Asked who makes the decisions based on the data — which involves dropping bombs on suspected enemy combatants — Sims said he did not know. After checking with National Guard employees, Sims stated that those who work in control operations were not sure who made the decisions to bomb targets.

“Our folks say they’re not sure who makes this decision,” Sims said. “All they know is that decisions to take actions on targets are made at a higher level.”

The National Guard employees who work with UAV operations are proud of their mission, Sims said.

“They joined [the Guard] because they want to make a difference to keep our nation safe.”

Protest growing

In Pakistan, protest about civilian deaths from drone strikes is growing, according to a Nov. 2 BBC news report. That day the BBC reported on an Oct. 28 Islamabad protest against drones, attended by several thousand people.

In that report Pakistani lawyer Mirza Shahzad Akbar spoke about why civilians as well as terrorists have been killed.

“A Taliban or non-Taliban would be dressed in the same way,” he said. “Everyone has a beard, a turban and an AK-47 because every person carries a weapon in that area, so anyone could be target.”

In a separate meeting that weekend, about 60 tribal elders met with Western representatives to talk about their concerns over civilian deaths, and the terror unleashed on innocent lives by the American effort, according to the Nov. 4 New York Times, in an op ed piece by American lawyer Clive Smith, who attended the meeting. The elders were told that physical evidence would help make the case that there have been civilian deaths from drone strikes.
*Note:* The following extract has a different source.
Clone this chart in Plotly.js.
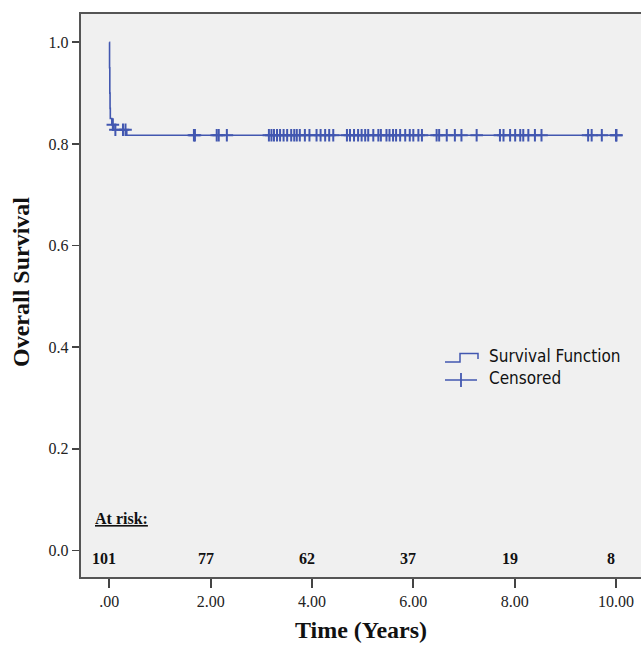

One teen-ager offered to take on the dangerous job of collecting evidence. But he was not able to do so, according to the article. Only a few days later the boy, 16-year-old Tariq Khan, and his 12-year-old cousin, who were walking along a road to see a relative, were killed by Hellfire missiles dropped by drones overhead, according to Smith.

Asked about his response to the growing protest in Pakistan around civilian deaths from drones, Sims said he was not able to answer the question.

“The question you’re talking about is on a policy level and I’m not qualified to answer,” he said.